Я — легионер | страница 21



— О, такого учителя надо поискать! — говорили родители с гордостью. — Второй Сократ! Вы слышали? Он обходится без розог. Всё у него построено на интересе и взаимном доверии. И что же? Посмотрите, какие розовые щёки у наших детей! С каким удовольствием они идут в школу!

Все богатые люди Фалерий[24] хотели, чтобы их дети учились у Дионисия. И даже в эти дни, когда город был осаждён римлянами, они находили в своих кладовых дорогие вина и яства для него. Но и тут новый учитель не был похож на наставников, с которыми прежде приходилось иметь дело фалерийцам.

Дионисий не брал подарков, ограничиваясь скромной месячной платой. Он объяснил, что подарки унижают его достоинство, что им руководит не корысть, а любовь к детям. Да будь у него собственное поместье и тысяча рабов, он всё равно не оставил бы своего ремесла.

— Благородный человек! — говорили легковерные родители. — Как он любит всё живое! Он отдаёт голубям хлеб, и они слетаются к нему со всей округи!

Обычным местом прогулок Дионисия было пространство перед городской стеной. Каждое утро в одно и то же время мимо ворот проходил этот высокий сутуловатый человек со стайкой детей. Его знали все стражи, и он, разумеется, знал каждого из них по имени. Иногда он останавливался и заводил непринуждённый разговор о погоде, о здоровье, о том, о сём. В однообразной службе стражей беседа с учителем была развлечением.

Вскоре стражи стали выпускать Дионисия за ворота. Там было и просторнее, и можно было собрать больше цветов.

Горожане успели заметить, что цветы были слабостью учителя.

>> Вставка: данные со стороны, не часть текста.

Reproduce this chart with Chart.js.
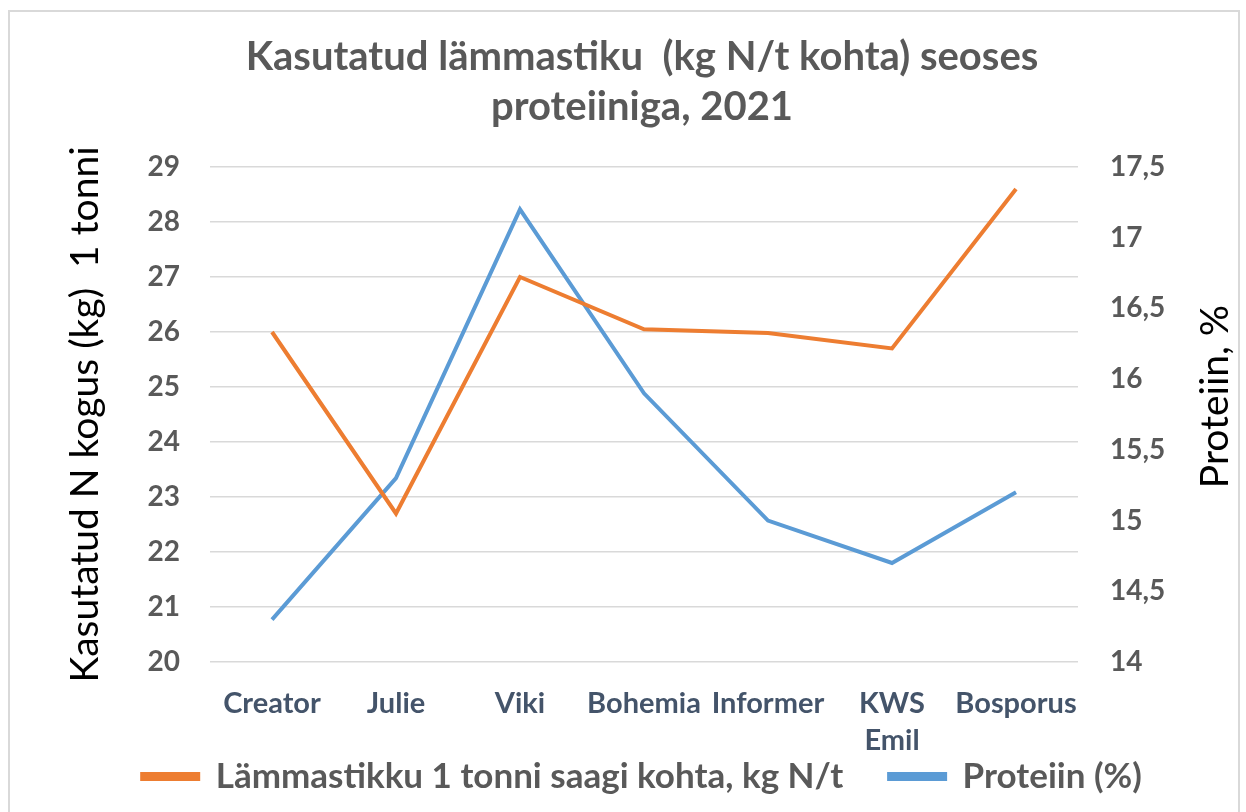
<!DOCTYPE html>
<html lang="et">
<head>
<meta charset="UTF-8">
<title>Kasutatud lämmastiku seoses proteiiniga</title>
<script src="https://cdn.jsdelivr.net/npm/chart.js"></script>
<style>
  html, body { margin: 0; padding: 0; background: #fff; overflow: hidden; }
  .frame {
    position: absolute; left: 8px; top: 10px;
    width: 1232px; height: 820px;
    border: 2px solid #d9d9d9; box-sizing: border-box;
  }
  .chart-box { position: absolute; left: 0; top: 0; width: 1228px; height: 802px; }
</style>
</head>
<body>
<div class="frame">
  <div class="chart-box"><canvas id="nChart"></canvas></div>
</div>
<script>
  const categories = ['Creator', 'Julie', 'Viki', 'Bohemia', 'Informer', ['KWS', 'Emil'], 'Bosporus'];
  const nPerTonne = [26.0, 22.7, 27.0, 26.05, 25.98, 25.7, 28.6];
  const protein = [14.3, 15.3, 17.2, 15.9, 15.0, 14.7, 15.2];
  const rightTitle = 'Proteiin, %';

  const gray = '#595959';
  const fontFamily = 'Lato, "Open Sans", sans-serif';

  // right axis title reads bottom-to-top like in the original
  const rightTitlePlugin = {
    id: 'rightTitle',
    afterDraw(chart) {
      const ctx = chart.ctx;
      const area = chart.chartArea;
      ctx.save();
      ctx.translate(1205, (area.top + area.bottom) / 2 - 18);
      ctx.rotate(-Math.PI / 2);
      ctx.fillStyle = '#000';
      ctx.font = '39px ' + fontFamily;
      ctx.textAlign = 'center';
      ctx.textBaseline = 'middle';
      ctx.fillText(rightTitle, 0, 0);
      ctx.restore();
    }
  };

  new Chart(document.getElementById('nChart'), {
    type: 'line',
    data: {
      labels: categories,
      datasets: [
        {
          // trailing spaces only widen the gap to the next legend item
          label: 'Lämmastikku 1 tonni saagi kohta, kg N/t\u2003\u2002',
          data: nPerTonne,
          borderColor: '#ED7D31',
          backgroundColor: '#ED7D31',
          borderWidth: 4,
          pointRadius: 0,
          yAxisID: 'y'
        },
        {
          label: 'Proteiin (%)',
          data: protein,
          borderColor: '#5B9BD5',
          backgroundColor: '#5B9BD5',
          borderWidth: 4,
          pointRadius: 0,
          yAxisID: 'y1'
        }
      ]
    },
    plugins: [rightTitlePlugin],
    options: {
      responsive: true,
      maintainAspectRatio: false,
      animation: false,
      layout: { padding: { left: 36, right: 0, top: 0, bottom: 10 } },
      plugins: {
        title: {
          display: true,
          text: ['Kasutatud lämmastiku  (kg N/t kohta) seoses', 'proteiiniga, 2021'],
          color: gray,
          font: { family: fontFamily, size: 40, weight: 'bold', lineHeight: 1.25 },
          padding: { top: 20, bottom: 35 }
        },
        legend: {
          position: 'bottom',
          labels: {
            color: gray,
            font: { family: fontFamily, size: 35, weight: 'bold', lineHeight: 1 },
            boxWidth: 56,
            boxHeight: 5,
            padding: 2
          }
        },
        tooltip: { enabled: false }
      },
      scales: {
        x: {
          offset: true,
          grid: { display: false },
          border: { display: false },
          afterFit: s => { s.height = 95; },
          ticks: {
            color: '#44546A',
            font: { family: fontFamily, size: 29, weight: 'bold', lineHeight: 1.25 },
            padding: 16,
            maxRotation: 0,
            autoSkip: false
          }
        },
        y: {
          position: 'left',
          min: 20,
          max: 29,
          afterFit: s => { s.width = 164; },
          ticks: {
            stepSize: 1,
            color: gray,
            font: { family: fontFamily, size: 28, weight: 'bold' },
            padding: 30
          },
          grid: { color: '#d9d9d9', lineWidth: 1.5, drawTicks: false },
          border: { display: false },
          title: {
            display: true,
            text: 'Kasutatud N kogus (kg)  1 tonni',
            color: '#000',
            font: { family: fontFamily, size: 39 },
            padding: { top: 16, bottom: 0 }
          }
        },
        y1: {
          position: 'right',
          min: 14,
          max: 17.5,
          afterFit: s => { s.width = 160; },
          ticks: {
            stepSize: 0.5,
            color: gray,
            font: { family: fontFamily, size: 28, weight: 'bold' },
            padding: 32,
            callback: v => String(v).replace('.', ',')
          },
          grid: { drawOnChartArea: false, drawTicks: false },
          border: { display: false }
        }
      }
    }
  });
</script>
</body>
</html>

Он возвращался с ворохом ромашек, сияющий, радостный. Любовь к детям, птицам и цветам — всё это не противоречило друг другу.

Фалерийцам также нравилось в Дионисии бесстрашие, которое он прививал и детям. Конечно, до римского лагеря далеко. В случае опасности учитель и его питомцы легко бы скрылись под защиту стен. Но стрела или ядро из римской баллисты — от этого они бы не могли спастись.

Впрочем, защитники города вскоре убедились, что их учителю и детям ничто не угрожает. Когда он выходил из ворот, прекращался обстрел, и те римские воины, которые оказывались поблизости, удалялись. Это можно было считать перемирием из уважения к детям и их наставнику, продолжающему своё дело и в дни войны. Так считали фалерийцы и, очевидно, римляне.

Один лишь римский полководец Камилл думал по-иному.

* * *

«Нет, не зря изображают Викторию[25] крылатой, — думал Камилл, расправляя в ладони клочок папируса. — У моей Виктории голубиные крылья и розовая лапка с медным колечком!»